Saving English
Our language defines us. So why is it used so badly by those who should know better?
English is in an abusive relationship. It is being neglected and overworked by those who should love it most. Across the English-speaking world, most so in Britain, English is unhappy. It lives in a dodgy domestic arrangement that needs to change. Helping it to escape would be a sublime turn of patriotism and compassion
Pedants, of the Eats, Shoots & Leaves sort, will have salivated at the above paragraph. They will expect a rant about the misuse of the semi-colon. Or a tirade against apostrophes showing up where they don’t belong. I am afraid this essay, like most things, will disappoint them. A fate that also awaits the spelling police who think that memorising how many “c’s” and “m’s” accommodate has in it matters.
These things are important in a technical sense; but only that. Structure, spelling, punctuation, syntax, and grammar have, no doubt, their role to play. As a writer, they are the tools I use to work. Keen readers will sift through the above and congratulate themselves on finding mistakes. I’m sorry in advance. Let’s move on.

It is not these rules when broken that causes so much bad and boring writing. That would be to confuse tools with results. Often, the reverse is true. Successive generations know a verb from an adverb, onomatopoeia, and about commas. In the purest technical sense, we’ve never been less short on proficient writers.
Nor have we ever been more submerged in written piffle.
The problem we have is with how we use the language. There is too much, much of it unoriginal.
You will have seen examples, there is no doubt about that. It's everywhere.
My line of work contains nothing but examples. Communications should be where language is safest. We should value words but we don't, given how haphazard and gluttonous we are with them. In journalism and polemicism, it's not much better.
Huge reports, sometimes hundreds of pages of rubbish that nobody will read, are common. They are then passed up cocksure chains of command to people who write how they talk. That is to say with thousands of words but no content.
Press releases go out to newspapers that are pages in length. Worst still they are full of words like “thrilled”, “delighted”, “strategy”, and “framework.” Nobody ever has been “thrilled” or “delighted” by a “strategy” or a “framework.” At best they’ve been happy about a plan. Sources are often “commenting,” “praising,”, or “declaring,” when the word “said” sits unused.
These are only two examples from a specific industry. But the problem is widespread. It seems like every group of people is a “community." Each idea that some dullard ever devised is an “initiative,” or, worse, a “strategy.” All relationships are “networks.” I can't remember the last chat over coffee that wasn't a "sit down." Chats have become “check-ins”. Every interminable planning meeting is a “forward look.” All of it is completely hateful.

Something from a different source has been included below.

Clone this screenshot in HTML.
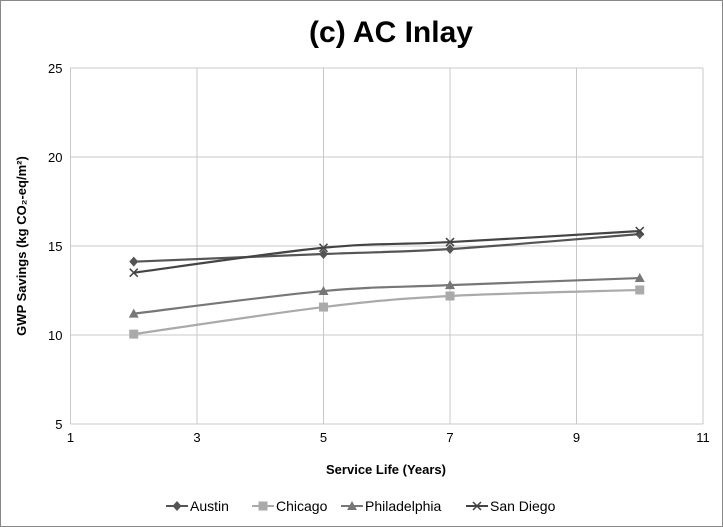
<!DOCTYPE html>
<html><head><meta charset="utf-8"><style>
body{margin:0;background:#fff}
svg{display:block;font-family:"Liberation Sans",sans-serif}
</style></head><body>
<svg id="c" width="723" height="527">
<rect x="0.5" y="0.5" width="722" height="526" fill="#fff" stroke="#888"/>
<text x="391" y="42" text-anchor="middle" font-size="30" font-weight="bold" fill="#000">(c) AC Inlay</text>
<g id="grid"></g><g id="series"></g>
<text transform="translate(26,246) rotate(-90)" text-anchor="middle" font-size="13" font-weight="bold">GWP Savings (kg CO₂-eq/m²)</text>
<text x="386" y="474" text-anchor="middle" font-size="13" font-weight="bold">Service Life (Years)</text>
<g id="legend"></g>
</svg>
<script>
const xTicks=[1,3,5,7,9,11];
const yTicks=[5,10,15,20,25];
const years=[2,5,7,10];
const seriesNames=["Austin","Chicago","Philadelphia","San Diego"];
const austin=[14.12,14.55,14.83,15.67];
const chicago=[10.05,11.57,12.19,12.53];
const philadelphia=[11.2,12.47,12.8,13.2];
const sanDiego=[13.5,14.9,15.22,15.84];
const NS="http://www.w3.org/2000/svg";
const X=v=>70.5+(v-1)*63.25, Y=v=>424-(v-5)*17.8;
function mk(t,a,p){const e=document.createElementNS(NS,t);for(const k in a)e.setAttribute(k,a[k]);(p||document.getElementById('c')).appendChild(e);return e;}
const grid=document.getElementById('grid');
xTicks.forEach(t=>{const l=mk('line',{x1:X(t),x2:X(t),y1:Y(25),y2:Y(5),stroke:'#c8c8c8'},grid);


const tx=mk('text',{x:X(t),y:Y(5)+18,'text-anchor':'middle','font-size':13},grid);tx.textContent=t;

});
yTicks.forEach(t=>{const l=mk('line',{x1:X(1),x2:X(11),y1:Y(t),y2:Y(t),stroke:'#c8c8c8'},grid);


const tx=mk('text',{x:X(1)-8,y:Y(t)+5,'text-anchor':'end','font-size':13},grid);tx.textContent=t;

});
const vals=[austin,chicago,philadelphia,sanDiego];
const cols=['#555','#aaa','#777','#444'];
const marks=['diamond','square','triangle','x'];
function marker(g,type,x,y,c){
 let e;
 if(type==='diamond')e=mk('path',{d:`M${x},${y-5}L${x+4.5},${y}L${x},${y+5}L${x-4.5},${y}Z`,fill:c},g);
 else if(type==='square')e=mk('rect',{x:x-4.5,y:y-4.5,width:9,height:9,fill:c},g);
 else if(type==='triangle')e=mk('path',{d:`M${x},${y-5}L${x+5},${y+4}L${x-5},${y+4}Z`,fill:c},g);
 else e=mk('path',{d:`M${x-4},${y-4}L${x+4},${y+4}M${x+4},${y-4}L${x-4},${y+4}`,stroke:c,'stroke-width':1.5},g);
 return e;
}
function smooth(p){let d=`M${p[0][0]},${p[0][1]}`;for(let i=0;i<p.length-1;i++){const p0=p[i-1]||p[i],p1=p[i],p2=p[i+1],p3=p[i+2]||p2;const t=6;
d+=`C${p1[0]+(p2[0]-p0[0])/t},${p1[1]+(p2[1]-p0[1])/t} ${p2[0]-(p3[0]-p1[0])/t},${p2[1]-(p3[1]-p1[1])/t} ${p2[0]},${p2[1]}`;}return d;}
const sg=document.getElementById('series');
vals.forEach((v,si)=>{const g=mk('g',{},sg);


const pts=years.map((yr,i)=>[X(yr),Y(v[i])]);
mk('path',{d:smooth(pts),fill:'none',stroke:cols[si],'stroke-width':2.2},g);
pts.forEach(p=>{const m=marker(g,marks[si],p[0],p[1],cols[si]);

});});
const lg=document.getElementById('legend');
const lx=[166,252,341,466];
seriesNames.forEach((n,i)=>{const g=mk('g',{},lg);


const y=506;mk('line',{x1:lx[i],x2:lx[i]+22,y1:y,y2:y,stroke:cols[i],'stroke-width':2},g);
marker(g,marks[i],lx[i]+11,y,cols[i]);
const t=mk('text',{x:lx[i]+24,y:y+5,'font-size':14},g);t.textContent=n;});
</script>
</body></html>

The middle managers and human resourcers who promote this tosh are victims and at fault. They grew up in professions that use code to remain exclusive and keep originality away. As Philip Larkin says in This Be The Verse, “they were fucked up in their turn by fools in old-style hats and coats.”

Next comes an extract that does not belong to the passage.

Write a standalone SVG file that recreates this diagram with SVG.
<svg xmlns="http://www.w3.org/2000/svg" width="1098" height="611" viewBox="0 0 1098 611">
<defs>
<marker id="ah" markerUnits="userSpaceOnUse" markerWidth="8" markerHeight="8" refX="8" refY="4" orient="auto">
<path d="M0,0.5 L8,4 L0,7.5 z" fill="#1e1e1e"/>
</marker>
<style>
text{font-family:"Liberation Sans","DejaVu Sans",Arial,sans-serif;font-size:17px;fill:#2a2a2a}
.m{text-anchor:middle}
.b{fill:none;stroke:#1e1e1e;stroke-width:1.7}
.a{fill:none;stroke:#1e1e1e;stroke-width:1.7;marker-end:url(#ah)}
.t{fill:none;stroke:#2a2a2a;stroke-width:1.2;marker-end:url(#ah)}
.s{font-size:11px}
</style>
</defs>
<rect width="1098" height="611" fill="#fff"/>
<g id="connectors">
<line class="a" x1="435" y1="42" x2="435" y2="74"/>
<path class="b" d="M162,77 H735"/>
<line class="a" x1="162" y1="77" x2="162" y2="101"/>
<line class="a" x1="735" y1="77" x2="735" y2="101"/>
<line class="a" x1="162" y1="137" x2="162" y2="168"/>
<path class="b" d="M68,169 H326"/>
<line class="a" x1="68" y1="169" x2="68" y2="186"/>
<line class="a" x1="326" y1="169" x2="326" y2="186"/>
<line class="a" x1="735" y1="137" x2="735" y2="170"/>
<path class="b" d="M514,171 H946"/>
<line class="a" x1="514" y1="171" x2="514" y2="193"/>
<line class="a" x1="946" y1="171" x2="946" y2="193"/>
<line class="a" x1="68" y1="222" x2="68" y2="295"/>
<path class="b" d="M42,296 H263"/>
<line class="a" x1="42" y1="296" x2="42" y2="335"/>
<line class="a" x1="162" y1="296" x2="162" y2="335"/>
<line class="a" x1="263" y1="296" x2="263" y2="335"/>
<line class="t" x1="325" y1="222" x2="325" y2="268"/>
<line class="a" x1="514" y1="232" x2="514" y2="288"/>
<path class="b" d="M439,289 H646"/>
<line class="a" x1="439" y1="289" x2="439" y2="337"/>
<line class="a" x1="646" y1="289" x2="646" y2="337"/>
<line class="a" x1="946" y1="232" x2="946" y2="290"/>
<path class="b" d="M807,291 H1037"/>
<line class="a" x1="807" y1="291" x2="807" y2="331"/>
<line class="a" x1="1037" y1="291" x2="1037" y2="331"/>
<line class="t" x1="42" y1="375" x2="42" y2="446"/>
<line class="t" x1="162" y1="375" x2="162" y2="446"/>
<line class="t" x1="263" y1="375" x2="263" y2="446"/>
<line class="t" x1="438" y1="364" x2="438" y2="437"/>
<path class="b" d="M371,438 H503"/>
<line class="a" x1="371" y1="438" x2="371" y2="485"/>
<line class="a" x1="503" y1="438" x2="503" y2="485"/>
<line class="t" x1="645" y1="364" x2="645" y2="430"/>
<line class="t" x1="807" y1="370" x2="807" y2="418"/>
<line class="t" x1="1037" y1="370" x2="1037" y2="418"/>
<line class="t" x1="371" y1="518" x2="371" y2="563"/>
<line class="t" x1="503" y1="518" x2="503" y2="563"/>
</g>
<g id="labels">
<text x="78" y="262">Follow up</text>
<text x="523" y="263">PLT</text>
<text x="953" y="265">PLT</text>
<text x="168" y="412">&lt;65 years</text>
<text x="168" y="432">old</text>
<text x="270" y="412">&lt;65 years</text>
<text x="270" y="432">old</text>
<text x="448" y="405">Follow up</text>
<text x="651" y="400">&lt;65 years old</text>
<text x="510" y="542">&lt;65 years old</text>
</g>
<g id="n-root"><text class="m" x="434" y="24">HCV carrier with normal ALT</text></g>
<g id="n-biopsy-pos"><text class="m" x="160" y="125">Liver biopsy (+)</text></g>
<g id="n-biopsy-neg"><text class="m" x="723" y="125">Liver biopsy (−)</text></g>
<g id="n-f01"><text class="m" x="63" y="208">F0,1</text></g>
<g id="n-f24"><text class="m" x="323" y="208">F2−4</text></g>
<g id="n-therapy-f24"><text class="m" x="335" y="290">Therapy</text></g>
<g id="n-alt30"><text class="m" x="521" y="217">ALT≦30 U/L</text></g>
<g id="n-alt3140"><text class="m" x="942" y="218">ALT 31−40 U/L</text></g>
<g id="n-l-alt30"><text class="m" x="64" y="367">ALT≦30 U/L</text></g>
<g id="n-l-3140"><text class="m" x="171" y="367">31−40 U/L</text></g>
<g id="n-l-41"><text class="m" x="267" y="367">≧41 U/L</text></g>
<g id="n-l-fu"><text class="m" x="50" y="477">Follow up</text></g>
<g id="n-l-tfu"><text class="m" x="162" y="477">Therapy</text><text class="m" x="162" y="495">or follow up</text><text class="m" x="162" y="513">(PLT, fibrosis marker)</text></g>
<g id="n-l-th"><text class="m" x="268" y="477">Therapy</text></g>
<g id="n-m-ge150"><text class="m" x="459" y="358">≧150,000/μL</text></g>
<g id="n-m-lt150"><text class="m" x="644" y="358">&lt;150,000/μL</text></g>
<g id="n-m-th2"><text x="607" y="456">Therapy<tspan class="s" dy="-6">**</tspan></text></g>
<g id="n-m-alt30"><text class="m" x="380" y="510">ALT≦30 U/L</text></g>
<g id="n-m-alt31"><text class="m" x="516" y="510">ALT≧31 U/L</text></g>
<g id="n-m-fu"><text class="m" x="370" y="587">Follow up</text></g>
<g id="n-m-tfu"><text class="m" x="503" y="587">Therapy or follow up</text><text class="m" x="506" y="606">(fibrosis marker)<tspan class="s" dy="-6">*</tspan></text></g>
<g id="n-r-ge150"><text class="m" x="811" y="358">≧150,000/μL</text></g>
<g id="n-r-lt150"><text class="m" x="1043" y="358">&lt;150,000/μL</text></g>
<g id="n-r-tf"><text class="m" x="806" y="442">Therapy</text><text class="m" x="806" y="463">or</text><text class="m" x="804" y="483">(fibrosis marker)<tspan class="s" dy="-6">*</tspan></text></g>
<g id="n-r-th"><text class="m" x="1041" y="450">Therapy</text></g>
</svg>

Yet, they perpetuate it and use obscurity to seem clever. These trustees also do it to cover up much-deserved feelings of inferiority. They are the prisoner who keeps the keys to the jail away from the others.
Like any change, fixing this problem, should you agree that there is one, will happen person by person.
Choosing clarity over hideous jargon or overused phrases will help. Deciding to be brief and original over long-winded and usual will too. Staring at anyone writing in this tedious way will embarrass them into repentance. If needed, and you can handle it, you can ask them what a particular word, phrase, or sentence they’ve used means. Of course, this has to be a sparing choice, reserved for meriting situations. Reserve it for such language abuses as "cuts both ways" or "self-same thing." But don't hesitate when it needs doing. It will cause panic, but not on your behalf. The panic party will deserve their moment of anguish. Show no mercy until they learn.
English is a beautiful language. It is blunt and elegant at the same time. Simple to use and to learn but not austere or cruel. It dispenses with arbitrary gender rules and excessive tenses and conjugations. Talking about plurals in it is easy. When cluttered, it is like an antique shop; charming rather than hideous or confusing. It has the most important documents in the world written in it. It deserves the love many have for it.
But it needs saving from the present to honour the past and protect the future. You can make a difference. Let’s get on with it.